Well, she's speaking out of her personal experience, and it was better for her. I mean, look, I covered conflicts in Africa, in the Middle East, and in Central America, where Western society rained nothing but death and destruction on tens of thousands of people, which is of course what we're doing in Iraq. So, is Western society -- American society -- better for Iraqis? And I think part of the problem is people who create a morality based on their own experience, which is what of course the New Atheists and the Christian fundamentalists have done.
You believe new atheism has emerged in reaction to religious fundamentalism, but I wonder if you also see it as a reaction to a kind of cultural relativism and multicultural mind-set that a lot of people perceive as weak and self-destructive, in its tendency to sympathize with enemies.
Well, "enemies" is a pretty loaded word.
Do you think the new atheists are similarly uninterested in their impact? It seems that what the New Atheists write and say is somewhat a performance.
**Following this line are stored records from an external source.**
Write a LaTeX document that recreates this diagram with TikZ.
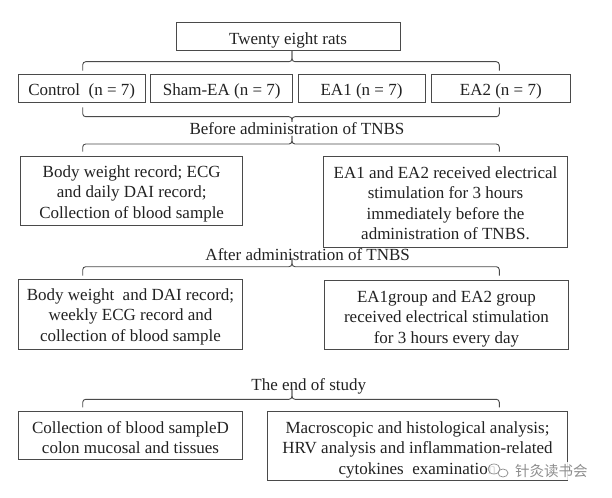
\documentclass[tikz,border=0pt]{standalone}
\usepackage{fontspec}
\setmainfont{Liberation Serif}
\newfontfamily\cjkfont{Noto Sans CJK SC}
\definecolor{ln}{HTML}{4A4A4A}
\definecolor{tx}{HTML}{222222}
\definecolor{wm}{HTML}{8E8E8E}
\newcommand{\Brc}[6]{%
  \draw[bracestyle] (#1,#5) -- (#1,#4) -- (#2,#4) -- (#2,#6);
  \draw[bracestyle] (#2,#6) -- (#2,#4) -- (#3,#4) -- (#3,#5);}
% name, x, y, width, height, text shift down, text
\newcommand{\MkBox}[7]{%
  \node[boxframe, minimum width=#4bp, minimum height=#5bp] (#1) at (#2,#3) {};
  \node[boxtext] (#1t) at ([yshift=-#6bp]#1.center) {#7};}
\tikzset{
  boxframe/.style={draw=ln, line width=0.9bp, inner sep=0pt},
  boxtext/.style={text=tx, inner sep=0pt, align=center,
    font=\fontsize{17bp}{20.5bp}\selectfont},
  lbl/.style={text=tx, inner sep=0pt, font=\fontsize{17bp}{20.5bp}\selectfont},
  bracestyle/.style={draw=ln, line width=0.9bp, rounded corners=3bp}
}
\begin{document}
\begin{tikzpicture}[x=1bp, y=-1bp]
\useasboundingbox[fill=white] (0,0) rectangle (612,498);
% top
\MkBox{top}{288}{36.7}{224}{28}{3.3}{Twenty eight rats}
% groups
\MkBox{ctrl}{81.7}{88}{126.7}{28}{3.3}{Control~ (n = 7)}
\MkBox{sham}{221.7}{88}{142}{28}{3.3}{Sham-EA (n = 7)}
\MkBox{ea1}{361.5}{88}{127}{28}{3.3}{EA1 (n = 7)}
\MkBox{ea2}{500.8}{88}{139}{28}{3.3}{EA2 (n = 7)}
% braces row 1
\Brc{82.7}{292}{499.3}{61.7}{70.7}{51}
\Brc{82.7}{292}{499.3}{116.7}{107.5}{122}
\node[lbl] (before) at (297,128.3) {Before administration of TNBS};
\Brc{82.7}{292}{499.3}{144}{151.7}{136}
% before boxes
\MkBox{ba}{131.7}{190.5}{222}{69}{3.2}
  {Body weight record; ECG\\and daily DAI record;\\Collection of blood sample}
\MkBox{bb}{445.5}{201.7}{244.4}{91.3}{1.6}
  {EA1 and EA2 received electrical\\stimulation for 3 hours\\immediately before the\\administration of TNBS.}
\node[lbl] (after) at (307.7,254.5) {After administration of TNBS};
\Brc{82.7}{292}{499.3}{266.7}{275.5}{258}
% after boxes
\MkBox{ac}{130.5}{314.3}{224.4}{70}{2.6}
  {Body weight~ and DAI record;\\weekly ECG record and\\collection of blood sample}
\MkBox{ad}{446.5}{314.7}{244.4}{69.3}{3.8}
  {EA1group and EA2 group\\received electrical stimulation\\for 3 hours every day}
\node[lbl] (endst) at (308.8,386.5) {The end of study};
\Brc{82.7}{292}{499.3}{399.3}{407.3}{390}
% end boxes
\MkBox{ee}{130.5}{435.2}{224.4}{48.3}{2.6}
  {Collection of blood sampleD\\colon mucosal and tissues}
\MkBox{ef}{417.5}{445.8}{300.4}{69.7}{3.8}
  {Macroscopic and histological analysis;\\HRV analysis and inflammation-related\\cytokines~ examination}
% watermark
\node[fill=white, fill opacity=0.85, inner sep=0pt, minimum width=106bp, minimum height=18bp] (wmbg) at (540,470.5) {};
\draw[wm, line width=0.7bp] (494,469) ellipse [x radius=6bp, y radius=5bp];
\draw[wm, line width=0.7bp] (503,473) ellipse [x radius=5bp, y radius=4bp];
\node[text=wm, inner sep=0pt, font=\cjkfont\fontsize{14.5bp}{14.5bp}\selectfont, anchor=west] (wmtext) at (515,471) {针灸读书会};
\end{tikzpicture}
\end{document}
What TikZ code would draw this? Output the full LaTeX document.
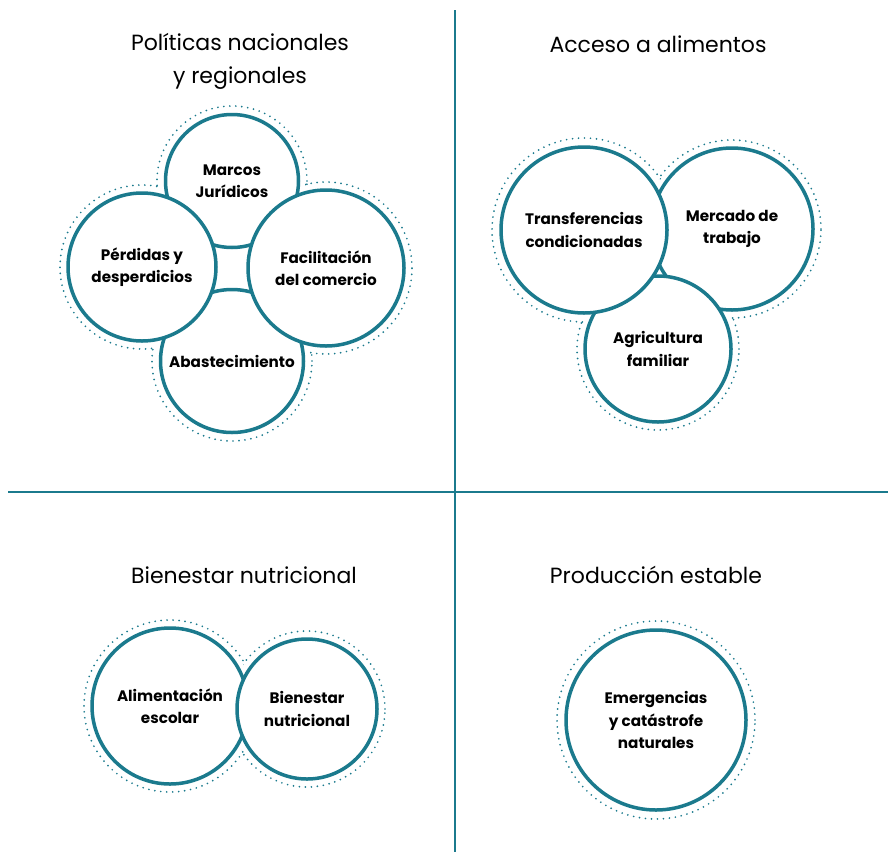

Well, not Harris. Harris is just intellectually shallow. Harris doesn't know anything about religion or the Middle East. For Hitchens, it's about a performance, and that was true when he was on the left. He hasn't changed. It's all about him. It's all about being a contrarian. He reminds me of Ann Coulter, he's that kind of a figure. He's witty, and he's funny and insulting. You know I debated him, and in the middle of the debate he starts shouting, "Shame on you for defending suicide bombers!" Of course, unlike him, I've actually stood at the edge of a suicide bombing attack. That kind of stuff is just ... it's the epistemology of television. They make a lot of money off it, but it's gross and disgusting and anti-intellectual and not at all about real discussion.
Do you think Hitchens really believes what he writes?
I think he's completely amoral. I think he doesn't have a moral core. I think he doesn't believe anything. What's good for Christopher Hitchens is about as moral as he gets.
Do you worry that Hitchens and some of the other so-called liberal hawks have the advantage of charisma, that they are better able to seduce an audience?
We had over 1,500 people at the debate at UCLA, and I think that the people who came liking Sam Harris left liking Sam Harris. I don't think that they heard a word I said, and it's just insulting ... I've debated Christian fundamentalists, and it's the same. I can get up and say, look, I grew up in the church, I went to seminary. No, I'm part of the forces of godless secular humanism that are trying to destroy Christians, and they just repeat it like a mantra -- half of their audience which came to hear them hears it, and the same is true of the New Atheists.